A federal judge heard arguments Thursday on whether Metro should be allowed to delay a controversial anti-jihad ad, yet declined to make a decision immediately.

U.S. District Court for the District of Columbia Judge Rosemary Collyer said she planned to issue an order soon in response to an injunction, then write her decision, due to the sensitive timing of the legal battle over the ads.

The American Freedom Defense Initiative signed a contract for $5,600 with Metro's advertising vendor, CBS Outdoor, on Sept. 6 to run 43-by-62-inch ads from Sept. 24 until Oct. 21 on the Metrorail system reading: "In Any War Between the Civilized Man and the Savage, Support the Civilized Man. Support Israel. Defeat Jihad." The ads are running in New York City's subways after a court found them to be protected political speech.

But Metro asked Thursday to delay the ads until at least Nov. 1, saying that three federal agencies had warned them of a verified domestic terrorism threat amid Mideast riots over an American anti-Islam video. Metro also received a separate email threatening to firebomb the system if it ran the ads.

Metro attorney Phillip Staub said the system's priority was to avoid becoming a terrorism target or incite riders to fight on platforms near deadly moving trains. Calling the ads a "gamble with public safety," Staub told the court, "We don't agree the First Amendment requires us to do that."
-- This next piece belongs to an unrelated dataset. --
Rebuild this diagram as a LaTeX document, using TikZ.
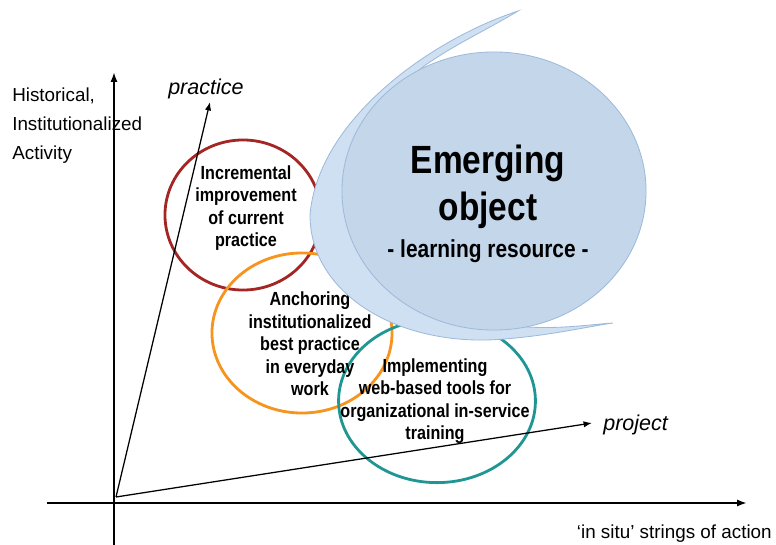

But Robert Muise, who is representing the advertiser, questioned the merit of Metro being targeted, noting the ads are already running in New York's subways without any attacks. "The only thing they have is one email from one lunatic," he said.
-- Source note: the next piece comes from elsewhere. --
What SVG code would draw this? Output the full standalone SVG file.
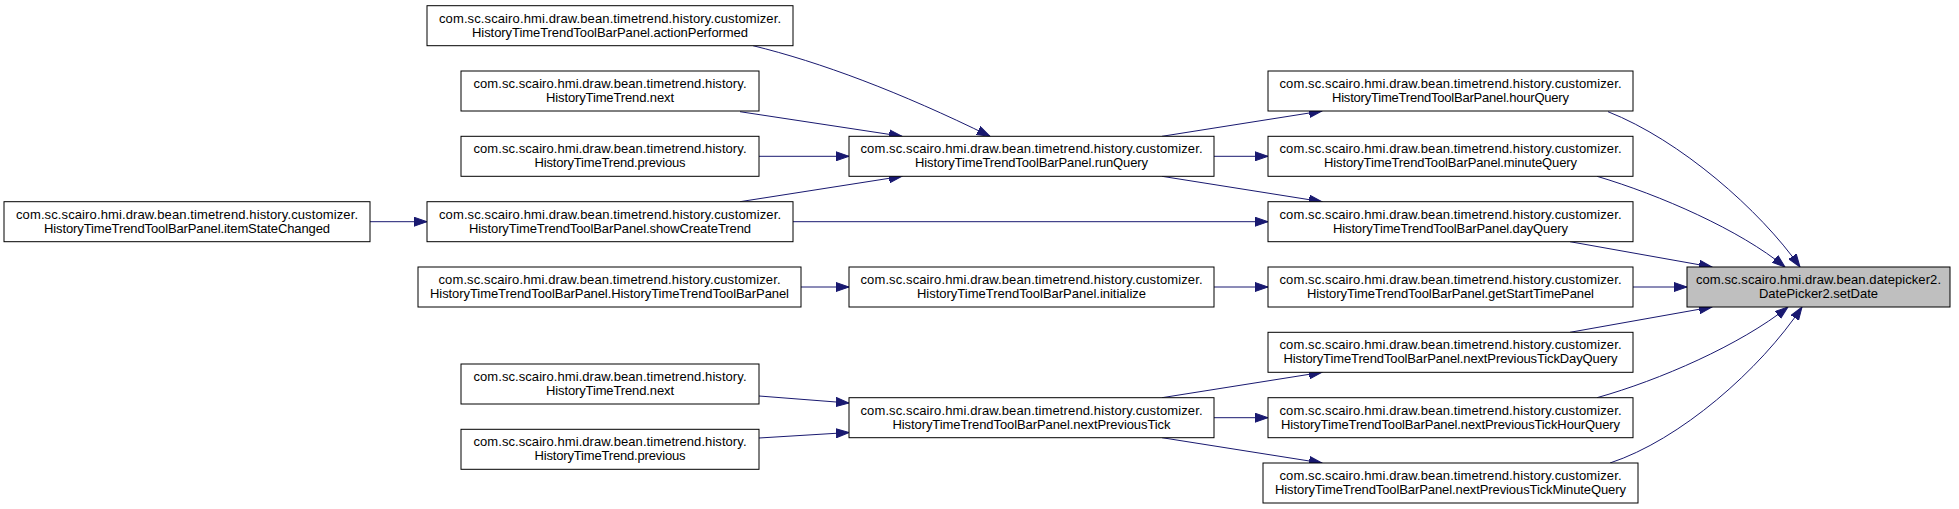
<svg xmlns="http://www.w3.org/2000/svg" width="1959" height="509" viewBox="0 0 1959 509">
<style>
  .node rect { fill: #ffffff; stroke: #000000; stroke-width: 1; }
  .node.hl rect { fill: #bfbfbf; }
  .node text { font-family: "Liberation Sans", Arial, Helvetica, sans-serif; font-size: 13px; fill: #000000; text-anchor: middle; }
  .edges path { fill: none; stroke: #191970; stroke-width: 1; marker-end: url(#arr); }
</style>
<defs>
  <marker id="arr" markerUnits="userSpaceOnUse" markerWidth="14" markerHeight="10" refX="13" refY="5" orient="auto">
    <path d="M0,0.5 L13,5 L0,9.5 z" fill="#191970" stroke="#191970" stroke-width="1"/>
  </marker>
</defs>
<rect width="1959" height="509" fill="#ffffff"/>
<g class="edges">
  <path d="M370,221.7 H427"/>
  <path d="M753,45.7 C820,62 900,92 990,136.3"/>
  <path d="M740,111.7 L902,136.3"/>
  <path d="M759,156.3 H849"/>
  <path d="M740,201.7 L902,176.3"/>
  <path d="M793,221.7 H1268"/>
  <path d="M1162,136.3 L1322,111"/>
  <path d="M1214,156.3 H1268"/>
  <path d="M1162,176.3 L1322,201.7"/>
  <path d="M801,287 H849"/>
  <path d="M1214,287 H1268"/>
  <path d="M759,396 L849,403"/>
  <path d="M759,438 L849,432.5"/>
  <path d="M1162,397.7 L1322,372.3"/>
  <path d="M1214,417.7 H1268"/>
  <path d="M1162,437.7 L1322,463"/>
  <path d="M1608,111.7 C1680,140 1760,210 1800,267"/>
  <path d="M1597,176.3 C1660,195 1740,230 1785,267"/>
  <path d="M1570,241.7 L1712,267"/>
  <path d="M1633,287 H1687"/>
  <path d="M1570,332.3 L1712,307"/>
  <path d="M1597,397.7 C1660,380 1740,345 1788,307"/>
  <path d="M1610,463 C1680,440 1760,370 1802,307"/>
</g>
<g id="n_itemStateChanged" class="node">
  <rect x="4" y="201.7" width="366" height="40"/>
  <text x="187" y="218.7" textLength="342" lengthAdjust="spacing">com.sc.scairo.hmi.draw.bean.timetrend.history.customizer.</text>
  <text x="187" y="232.7" textLength="286" lengthAdjust="spacing">HistoryTimeTrendToolBarPanel.itemStateChanged</text>
</g>
<g id="n_actionPerformed" class="node">
  <rect x="427" y="5.7" width="366" height="40"/>
  <text x="610" y="22.7" textLength="342" lengthAdjust="spacing">com.sc.scairo.hmi.draw.bean.timetrend.history.customizer.</text>
  <text x="610" y="36.7" textLength="276" lengthAdjust="spacing">HistoryTimeTrendToolBarPanel.actionPerformed</text>
</g>
<g id="n_next1" class="node">
  <rect x="461" y="71" width="298" height="40"/>
  <text x="610" y="88" textLength="273" lengthAdjust="spacing">com.sc.scairo.hmi.draw.bean.timetrend.history.</text>
  <text x="610" y="102" textLength="128" lengthAdjust="spacing">HistoryTimeTrend.next</text>
</g>
<g id="n_previous1" class="node">
  <rect x="461" y="136.3" width="298" height="40"/>
  <text x="610" y="153.3" textLength="273" lengthAdjust="spacing">com.sc.scairo.hmi.draw.bean.timetrend.history.</text>
  <text x="610" y="167.3" textLength="151" lengthAdjust="spacing">HistoryTimeTrend.previous</text>
</g>
<g id="n_showCreateTrend" class="node">
  <rect x="427" y="201.7" width="366" height="40"/>
  <text x="610" y="218.7" textLength="342" lengthAdjust="spacing">com.sc.scairo.hmi.draw.bean.timetrend.history.customizer.</text>
  <text x="610" y="232.7" textLength="282" lengthAdjust="spacing">HistoryTimeTrendToolBarPanel.showCreateTrend</text>
</g>
<g id="n_ctor" class="node">
  <rect x="418" y="267" width="383" height="40"/>
  <text x="609.5" y="284" textLength="342" lengthAdjust="spacing">com.sc.scairo.hmi.draw.bean.timetrend.history.customizer.</text>
  <text x="609.5" y="298" textLength="359" lengthAdjust="spacing">HistoryTimeTrendToolBarPanel.HistoryTimeTrendToolBarPanel</text>
</g>
<g id="n_next2" class="node">
  <rect x="461" y="364" width="298" height="40"/>
  <text x="610" y="381" textLength="273" lengthAdjust="spacing">com.sc.scairo.hmi.draw.bean.timetrend.history.</text>
  <text x="610" y="395" textLength="128" lengthAdjust="spacing">HistoryTimeTrend.next</text>
</g>
<g id="n_previous2" class="node">
  <rect x="461" y="429.3" width="298" height="40"/>
  <text x="610" y="446.3" textLength="273" lengthAdjust="spacing">com.sc.scairo.hmi.draw.bean.timetrend.history.</text>
  <text x="610" y="460.3" textLength="151" lengthAdjust="spacing">HistoryTimeTrend.previous</text>
</g>
<g id="n_runQuery" class="node">
  <rect x="849" y="136.3" width="365" height="40"/>
  <text x="1031.5" y="153.3" textLength="342" lengthAdjust="spacing">com.sc.scairo.hmi.draw.bean.timetrend.history.customizer.</text>
  <text x="1031.5" y="167.3" textLength="233" lengthAdjust="spacing">HistoryTimeTrendToolBarPanel.runQuery</text>
</g>
<g id="n_initialize" class="node">
  <rect x="849" y="267" width="365" height="40"/>
  <text x="1031.5" y="284" textLength="342" lengthAdjust="spacing">com.sc.scairo.hmi.draw.bean.timetrend.history.customizer.</text>
  <text x="1031.5" y="298" textLength="229" lengthAdjust="spacing">HistoryTimeTrendToolBarPanel.initialize</text>
</g>
<g id="n_nextPreviousTick" class="node">
  <rect x="849" y="397.7" width="365" height="40"/>
  <text x="1031.5" y="414.7" textLength="342" lengthAdjust="spacing">com.sc.scairo.hmi.draw.bean.timetrend.history.customizer.</text>
  <text x="1031.5" y="428.7" textLength="278" lengthAdjust="spacing">HistoryTimeTrendToolBarPanel.nextPreviousTick</text>
</g>
<g id="n_hourQuery" class="node">
  <rect x="1268" y="71" width="365" height="40"/>
  <text x="1450.5" y="88" textLength="342" lengthAdjust="spacing">com.sc.scairo.hmi.draw.bean.timetrend.history.customizer.</text>
  <text x="1450.5" y="102" textLength="237" lengthAdjust="spacing">HistoryTimeTrendToolBarPanel.hourQuery</text>
</g>
<g id="n_minuteQuery" class="node">
  <rect x="1268" y="136.3" width="365" height="40"/>
  <text x="1450.5" y="153.3" textLength="342" lengthAdjust="spacing">com.sc.scairo.hmi.draw.bean.timetrend.history.customizer.</text>
  <text x="1450.5" y="167.3" textLength="253" lengthAdjust="spacing">HistoryTimeTrendToolBarPanel.minuteQuery</text>
</g>
<g id="n_dayQuery" class="node">
  <rect x="1268" y="201.7" width="365" height="40"/>
  <text x="1450.5" y="218.7" textLength="342" lengthAdjust="spacing">com.sc.scairo.hmi.draw.bean.timetrend.history.customizer.</text>
  <text x="1450.5" y="232.7" textLength="235" lengthAdjust="spacing">HistoryTimeTrendToolBarPanel.dayQuery</text>
</g>
<g id="n_getStartTimePanel" class="node">
  <rect x="1268" y="267" width="365" height="40"/>
  <text x="1450.5" y="284" textLength="342" lengthAdjust="spacing">com.sc.scairo.hmi.draw.bean.timetrend.history.customizer.</text>
  <text x="1450.5" y="298" textLength="287" lengthAdjust="spacing">HistoryTimeTrendToolBarPanel.getStartTimePanel</text>
</g>
<g id="n_nextPreviousTickDayQuery" class="node">
  <rect x="1268" y="332.3" width="365" height="40"/>
  <text x="1450.5" y="349.3" textLength="342" lengthAdjust="spacing">com.sc.scairo.hmi.draw.bean.timetrend.history.customizer.</text>
  <text x="1450.5" y="363.3" textLength="334" lengthAdjust="spacing">HistoryTimeTrendToolBarPanel.nextPreviousTickDayQuery</text>
</g>
<g id="n_nextPreviousTickHourQuery" class="node">
  <rect x="1268" y="397.7" width="365" height="40"/>
  <text x="1450.5" y="414.7" textLength="342" lengthAdjust="spacing">com.sc.scairo.hmi.draw.bean.timetrend.history.customizer.</text>
  <text x="1450.5" y="428.7" textLength="339" lengthAdjust="spacing">HistoryTimeTrendToolBarPanel.nextPreviousTickHourQuery</text>
</g>
<g id="n_nextPreviousTickMinuteQuery" class="node">
  <rect x="1263" y="463" width="375" height="40"/>
  <text x="1450.5" y="480" textLength="342" lengthAdjust="spacing">com.sc.scairo.hmi.draw.bean.timetrend.history.customizer.</text>
  <text x="1450.5" y="494" textLength="351" lengthAdjust="spacing">HistoryTimeTrendToolBarPanel.nextPreviousTickMinuteQuery</text>
</g>
<g id="n_setDate" class="node hl">
  <rect x="1687" y="267" width="263" height="40"/>
  <text x="1818.5" y="284" textLength="245" lengthAdjust="spacing">com.sc.scairo.hmi.draw.bean.datepicker2.</text>
  <text x="1818.5" y="298" textLength="119" lengthAdjust="spacing">DatePicker2.setDate</text>
</g>
</svg>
The legal arguments hinged on whether the ads constituted "fighting words" that would not be protected under the First Amendment, "hate speech" or the most protected form of "core political speech."
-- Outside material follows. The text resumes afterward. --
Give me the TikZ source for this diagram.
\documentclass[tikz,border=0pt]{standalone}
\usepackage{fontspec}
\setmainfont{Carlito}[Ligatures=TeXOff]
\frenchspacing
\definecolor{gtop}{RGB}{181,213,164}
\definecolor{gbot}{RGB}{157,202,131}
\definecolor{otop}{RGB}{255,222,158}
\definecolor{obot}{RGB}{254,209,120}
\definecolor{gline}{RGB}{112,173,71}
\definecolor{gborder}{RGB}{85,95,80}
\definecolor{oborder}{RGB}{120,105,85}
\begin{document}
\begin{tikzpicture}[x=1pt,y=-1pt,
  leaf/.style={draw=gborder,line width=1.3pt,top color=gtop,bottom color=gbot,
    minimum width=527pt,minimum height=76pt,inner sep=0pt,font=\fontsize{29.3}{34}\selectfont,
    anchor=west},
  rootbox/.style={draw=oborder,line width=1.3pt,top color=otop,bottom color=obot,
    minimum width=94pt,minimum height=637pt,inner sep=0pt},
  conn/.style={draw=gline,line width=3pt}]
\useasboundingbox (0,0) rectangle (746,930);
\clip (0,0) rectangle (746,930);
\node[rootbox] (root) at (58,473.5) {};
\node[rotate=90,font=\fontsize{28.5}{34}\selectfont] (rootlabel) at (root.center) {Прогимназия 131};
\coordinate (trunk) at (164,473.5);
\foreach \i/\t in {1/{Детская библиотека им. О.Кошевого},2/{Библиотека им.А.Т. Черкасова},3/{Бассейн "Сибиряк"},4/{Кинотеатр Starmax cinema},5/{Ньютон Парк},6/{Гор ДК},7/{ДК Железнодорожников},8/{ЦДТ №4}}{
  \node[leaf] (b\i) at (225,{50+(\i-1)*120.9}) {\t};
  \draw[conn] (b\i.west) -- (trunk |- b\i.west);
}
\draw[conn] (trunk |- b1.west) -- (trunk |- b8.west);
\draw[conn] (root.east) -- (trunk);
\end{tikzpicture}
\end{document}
Collyer said she disagreed with the federal judge in New York that the language was core political speech. But she said she didn't buy Metro's argument that the language constituted fighting words. "It's really hate speech. Isn't it?" Collyer said.

Some 200 advocacy groups, including the Interfaith Conference of Metropolitan Washington and the American-Arab Anti-Discrimination Committee, have condemned the ads, but have not called for them to be delayed or banned. "They can run their ads, certainly, but Metro needs to take action to balance the ads to show we are not 'savages,' " said Abed Ayoub, legal director of the anti-discrimination committee.